01/21/20 - Froo-Froo Grocery Exploratory Committee

Mood miserable pile of secrets icon miserable pile of secrets
Tags Health Composting

It’s not that I haven’t had anything to blog about, it’s that I’ve had way too much to blog about and I don’t even know where to start. Turn back now. Can’t say I didn’t warn you.

I get weird about everything I’m remotely interested in, so it was only a matter of time before I got weird about composting. I started using a 2.5 quart container and within 3 days we’d filled it with greens. None of it was edible waste either, it was all tea bags, fruit peels, and so on. My renewed interest in composting has dovetailed with Marlin going mostly vegetarian and my own elimination diet, which by necessity has meant less processed food and more vegetables.

I swore a solemn oath that every time I look at something and wonder, can I compost this? I will actually go look it up. Doing so, I learned that they actually make compostable parchment paper, for example. I’m going to start composting paper that can’t be recycled. Will this snowball to uncomfortable proportions? Most certainly, but if I’m happily occupied I’m staying out of trouble, so everyone should be pleased with this development.

I have been getting into cooking and food again, and thus ended up crashing headlong into my Big Ideological Problemâ„¢. Here it is. Get ready. My Big Ideological Problem is that while my interests frequently run parallel to things like veganism, vegetarianism, foodie culture, etc., I actually kind of hate the moralizing ideologies that have become front and center in those communities and the ways in which people will bend over backwards to maintain ideological purity.

For me going gluten-free just means avoiding processed food as a practical matter. Commercial gluten-free products are expensive and usually gross, so I decided if I want a cookie or something bad enough I need to just make it myself. This has led me back into cooking, which I used to do a lot, and researching recipes online and trying to decide if I will buy into such concepts as coconut flour and almond flour (former maybe, latter no, if you so much as breathe the words “xanthan gum” I will punch you in the mouth).

Gluten-free tends to go hand in hand with a host of other food cultures, and I now find myself butting heads with things like the Organic Food and non-GMO food movements and various modern dieting trends, many of which have elitist and anti-science principles. Food moralists by large are incredibly uninformed or misinformed, there is no nicer way to put it, and while I will tolerate woo to some extent what I don’t tolerate is the way these movements create special types and designations of food with alleged nutritional and ethical benefits, that are by their nature more expensive and harder to get, and designate these a marker of a “good” person.

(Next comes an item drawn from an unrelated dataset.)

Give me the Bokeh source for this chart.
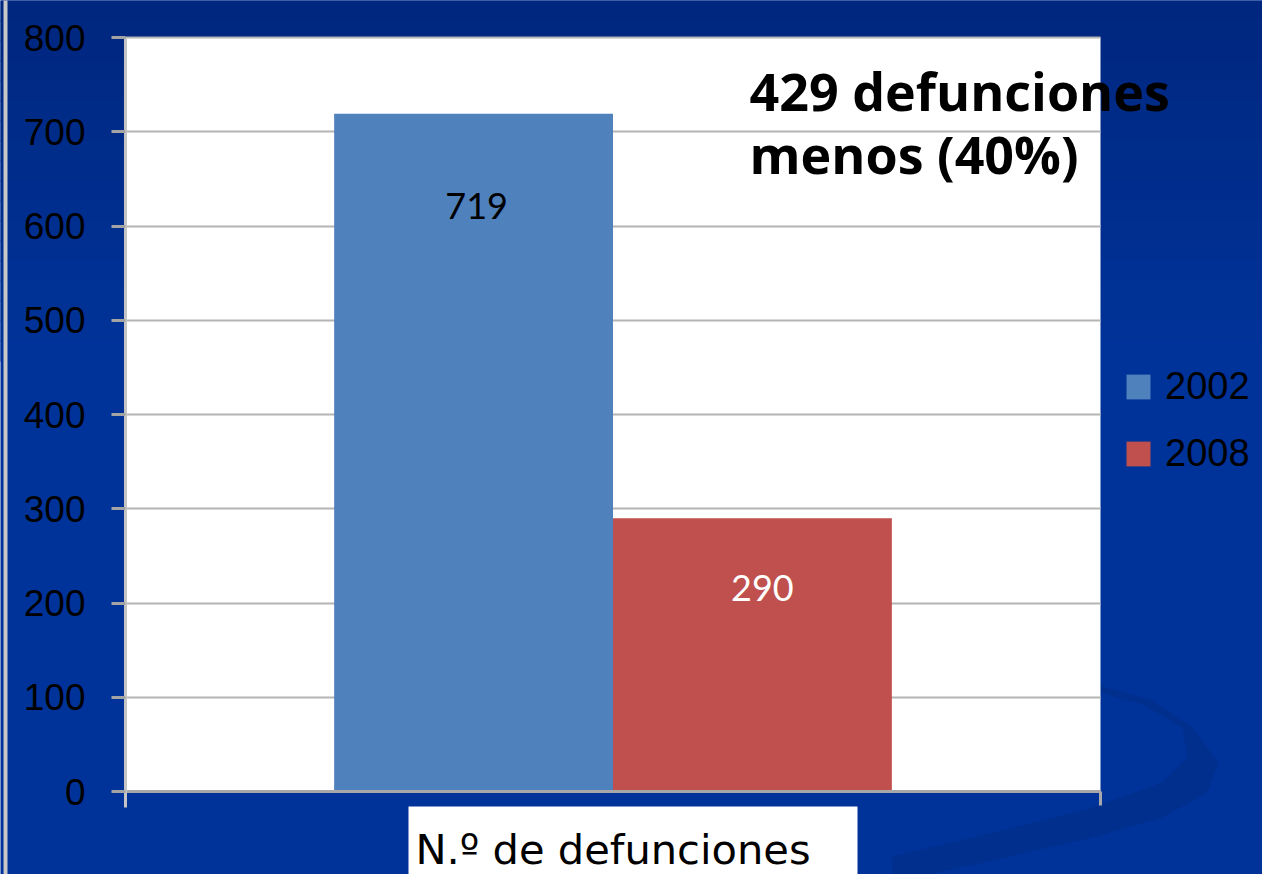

So let’s talk about the grocery store. There is a fancy grocery store somewhat near the house, and I went in there the other day and it seemed promising so I decided to do an actual grocery run there. Within about 10 minutes it became apparent I was not going to be able to handle anything happening in that place. And the thing is, it wasn’t even as bad as Whole Foods, which has massive posters of ladies eating salad that say THRIVE and crap like that. It was comparatively low-key and slightly run down, it should have been manageable, but as I perused all their Good People Processed Foods That Make You Gooder And/Or Smarter I was getting more and more irritated, and then–the marshmallows happened.

I needed a package of marshmallows. They only had 2 kinds and both were $5.50 each, I shit you not. I just about lost my mind. I temporarily blacked out so I don’t remember how they were justifying $5.50 for a bag of marshmallows, I’m sure they were Non-GMO Vegan Free Range Cures Male Pattern Baldness marshmallows or something. It wasn’t just the marshmallows really it was everything. They had 50x nori sheets, which I would normally get at the Asian food store for about $12, for $32. They put everything in small #5 containers, which cannot be recycled locally. I could go on. It was maddening.

So, the Froo-Froo Grocery Store Exploratory Committee either failed or massively succeeded, depending on your perspective, and I left that place angrily clutching my little containers of raw nuts and seeds and mumbling about how they didn’t even sell “normal carrots”, looking like some kind of craven weirdo. Later that day I went to the normal person grocery store that is 5 minutes from my house to get a few things that I’d understandably forgotten in my blinding rage, and I discovered they had absolutely everything I needed packaged in reasonable normal person ways at the price I’d expect to pay for food stuff. So, marshmallows? $2, which is AS GOD INTENDED.

The moral of the story? There’s not one, but let’s pretend it’s something like, don’t trust people who sell grains in open containers everyone breathes all over. The end.